## Exercise brief
Please retype the data in full and exactly; the pictures are not part of the copy.

## Given material
-- -- --
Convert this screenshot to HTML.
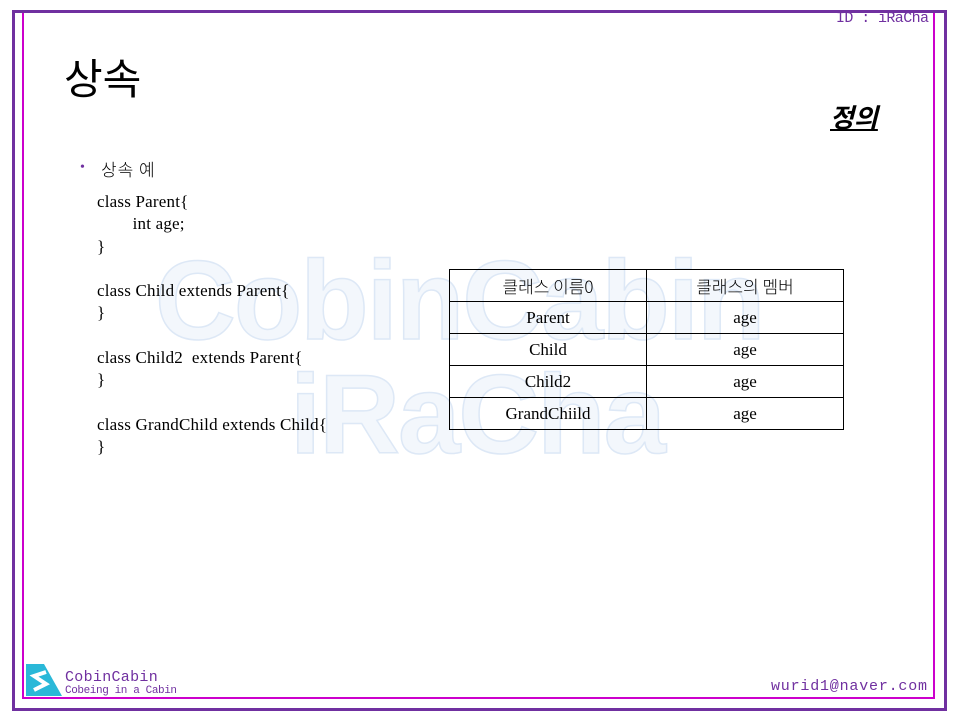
<!DOCTYPE html>
<html><head><meta charset="utf-8"><style>
body{margin:0;width:960px;height:720px;background:#fff;position:relative;overflow:hidden;font-family:"Liberation Serif","Noto Serif CJK SC",serif}
.a{position:absolute}
.wm{position:absolute;font-family:"Liberation Sans",sans-serif;font-weight:bold;color:#f3f7fc;-webkit-text-stroke:1.5px #dde8f6;white-space:nowrap;letter-spacing:-2px}
td{border:1px solid #000;text-align:center;font-size:17px;height:31px;padding:0}
table{border-collapse:collapse}
.code{font-size:17px;line-height:22.3px;letter-spacing:0.2px}
</style></head><body>
<div class="wm" style="left:155px;top:236px;font-size:112px">CobinCabin</div>
<div class="wm" style="left:290px;top:350px;font-size:112px">iRaCha</div>
<div class="a" style="left:12px;top:10px;width:929px;height:695px;border:3px solid #7030a0"></div>
<div class="a" style="left:22px;top:13px;width:2px;height:686px;background:#cc00cc"></div>
<div class="a" style="left:933px;top:13px;width:2px;height:686px;background:#cc00cc"></div>
<div class="a" style="left:22px;top:697px;width:913px;height:2px;background:#cc00cc"></div>
<div class="a" style="left:836px;top:10px;font-family:'Liberation Mono',monospace;font-size:15px;letter-spacing:-0.6px;color:#7030a0">ID : iRaCha</div>
<div class="a" style="left:64px;top:46px;font-size:42px;font-family:'Noto Sans CJK KR',sans-serif">상속</div>
<div class="a" style="left:830px;top:98px;font-size:26px;font-weight:bold;font-style:italic;text-decoration:underline;font-family:'Noto Sans CJK KR',sans-serif">정의</div>
<div class="a" style="left:80px;top:160px;color:#7030a0;font-size:14px">•</div>
<div class="a" style="left:101px;top:156px;font-size:17px;letter-spacing:1px;font-family:'Noto Sans CJK KR',sans-serif;font-weight:300">상속 예</div>
<div class="a code" style="left:97px;top:191px">class Parent{<br>&nbsp;&nbsp;&nbsp;&nbsp;&nbsp;&nbsp;&nbsp;&nbsp;int age;<br>}<br><br>class Child extends Parent{<br>}<br><br>class Child2&nbsp; extends Parent{<br>}<br><br>class GrandChild extends Child{<br>}</div>
<table class="a" style="left:449px;top:269px;width:395px">
<tr><td style="width:196px;font-family:'Noto Sans CJK KR',sans-serif;font-weight:300">클래스 이름0</td><td style="font-family:'Noto Sans CJK KR',sans-serif;font-weight:300">클래스의 멤버</td></tr>
<tr><td>Parent</td><td>age</td></tr>
<tr><td>Child</td><td>age</td></tr>
<tr><td>Child2</td><td>age</td></tr>
<tr><td>GrandChiild</td><td>age</td></tr>
</table>
<svg class="a" style="left:24px;top:662px" width="40" height="36"><polygon points="2,2 20,2 38,34 2,34" fill="#2ab8d8"/><path d="M22,10 L10,14 L22,22 L10,28" stroke="#fff" stroke-width="4" fill="none"/></svg>
<div class="a" style="left:65px;top:669px;font-family:'Liberation Mono',monospace;font-size:15px;letter-spacing:0.3px;color:#7030a0">CobinCabin</div>
<div class="a" style="left:65px;top:685px;font-family:'Liberation Mono',monospace;font-size:11px;letter-spacing:-0.4px;color:#7030a0">Cobeing in a Cabin</div>
<div class="a" style="left:771px;top:678px;font-family:'Liberation Mono',monospace;font-size:15px;letter-spacing:0.8px;color:#7030a0">wurid1@naver.com</div>
</body></html>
-- -- --
## Written reply
Convert this screenshot to HTML.
<!DOCTYPE html>
<html><head><meta charset="utf-8"><style>
body{margin:0;width:960px;height:720px;background:#fff;position:relative;overflow:hidden;font-family:"Liberation Serif","Noto Serif CJK SC",serif}
.a{position:absolute}
.wm{position:absolute;font-family:"Liberation Sans",sans-serif;font-weight:bold;color:#f3f7fc;-webkit-text-stroke:1.5px #dde8f6;white-space:nowrap;letter-spacing:-2px}
td{border:1px solid #000;text-align:center;font-size:17px;height:31px;padding:0}
table{border-collapse:collapse}
.code{font-size:17px;line-height:22.3px;letter-spacing:0.2px}
</style></head><body>
<div class="wm" style="left:155px;top:236px;font-size:112px">CobinCabin</div>
<div class="wm" style="left:290px;top:350px;font-size:112px">iRaCha</div>
<div class="a" style="left:12px;top:10px;width:929px;height:695px;border:3px solid #7030a0"></div>
<div class="a" style="left:22px;top:13px;width:2px;height:686px;background:#cc00cc"></div>
<div class="a" style="left:933px;top:13px;width:2px;height:686px;background:#cc00cc"></div>
<div class="a" style="left:22px;top:697px;width:913px;height:2px;background:#cc00cc"></div>
<div class="a" style="left:836px;top:10px;font-family:'Liberation Mono',monospace;font-size:15px;letter-spacing:-0.6px;color:#7030a0">ID : iRaCha</div>
<div class="a" style="left:64px;top:46px;font-size:42px;font-family:'Noto Sans CJK KR',sans-serif">상속</div>
<div class="a" style="left:830px;top:98px;font-size:26px;font-weight:bold;font-style:italic;text-decoration:underline;font-family:'Noto Sans CJK KR',sans-serif">정의</div>
<div class="a" style="left:80px;top:160px;color:#7030a0;font-size:14px">•</div>
<div class="a" style="left:101px;top:156px;font-size:17px;letter-spacing:1px;font-family:'Noto Sans CJK KR',sans-serif;font-weight:300">상속 예</div>
<div class="a code" style="left:97px;top:191px">class Parent{<br>&nbsp;&nbsp;&nbsp;&nbsp;&nbsp;&nbsp;&nbsp;&nbsp;int age;<br>}<br><br>class Child extends Parent{<br>}<br><br>class Child2&nbsp; extends Parent{<br>}<br><br>class GrandChild extends Child{<br>}</div>
<table class="a" style="left:449px;top:269px;width:395px">
<tr><td style="width:196px;font-family:'Noto Sans CJK KR',sans-serif;font-weight:300">클래스 이름0</td><td style="font-family:'Noto Sans CJK KR',sans-serif;font-weight:300">클래스의 멤버</td></tr>
<tr><td>Parent</td><td>age</td></tr>
<tr><td>Child</td><td>age</td></tr>
<tr><td>Child2</td><td>age</td></tr>
<tr><td>GrandChiild</td><td>age</td></tr>
</table>
<svg class="a" style="left:24px;top:662px" width="40" height="36"><polygon points="2,2 20,2 38,34 2,34" fill="#2ab8d8"/><path d="M22,10 L10,14 L22,22 L10,28" stroke="#fff" stroke-width="4" fill="none"/></svg>
<div class="a" style="left:65px;top:669px;font-family:'Liberation Mono',monospace;font-size:15px;letter-spacing:0.3px;color:#7030a0">CobinCabin</div>
<div class="a" style="left:65px;top:685px;font-family:'Liberation Mono',monospace;font-size:11px;letter-spacing:-0.4px;color:#7030a0">Cobeing in a Cabin</div>
<div class="a" style="left:771px;top:678px;font-family:'Liberation Mono',monospace;font-size:15px;letter-spacing:0.8px;color:#7030a0">wurid1@naver.com</div>
</body></html>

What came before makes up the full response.